She pauses. “I was so small. I remember that… It was so amazing, I won’t forget it.”
But as quickly as the memory came to her, it fades, interrupted by yet another one from an earlier time, of when she was just 5. This one is an incident deeply etched in her memory, of when the Taliban were still in power.
Aina had boarded a bus with her mother and a group of women, to go shopping for a wedding ceremony. The Taliban saw them unaccompanied by a man, and that some of the women were wearing heels.
“They beat them, including my mom,” she said. “They beat them and lashed them on their legs below the knee.”
“I will never forget that,” she said quietly this time. “I am in fear of that again.”
Aina is one of many young women in Afghanistan who have memories of Taliban rule as a child, and who have experienced immense changes in their lifetime over the past 20 years since the U.S.-backed government overthrew the Taliban.
As a child, she said she remembers going to primary school – the Taliban allowed girls to get an education only until they were 10 years old – but after the U.S. invasion, she went on to high school and eventually university. While studying, she had a part-time job and even learned martial arts. After graduation, she went straight to work, lived on her own, and rented a place in Kabul.
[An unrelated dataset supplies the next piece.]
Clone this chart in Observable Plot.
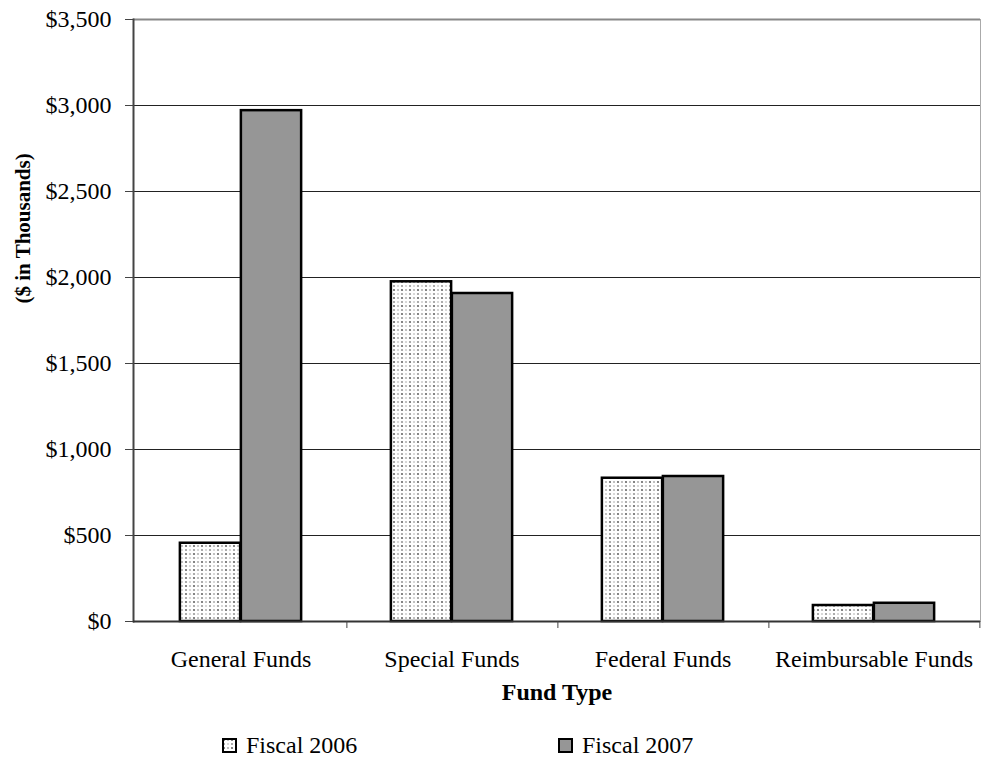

They were privileges her own parents would have never imagined their daughter would have, dreams and luxuries they could only imagine, swift progress over the two decades the Afghan government was in power.
Yet just as quickly, it seemed to have been snatched away.
“I did not expect things to change so, so quickly. We panicked. We were shocked. It’s unbelievable,” she said on Tuesday, just two days after the collapse of the Afghan government with the Taliban’s arrival in the nation’s capital.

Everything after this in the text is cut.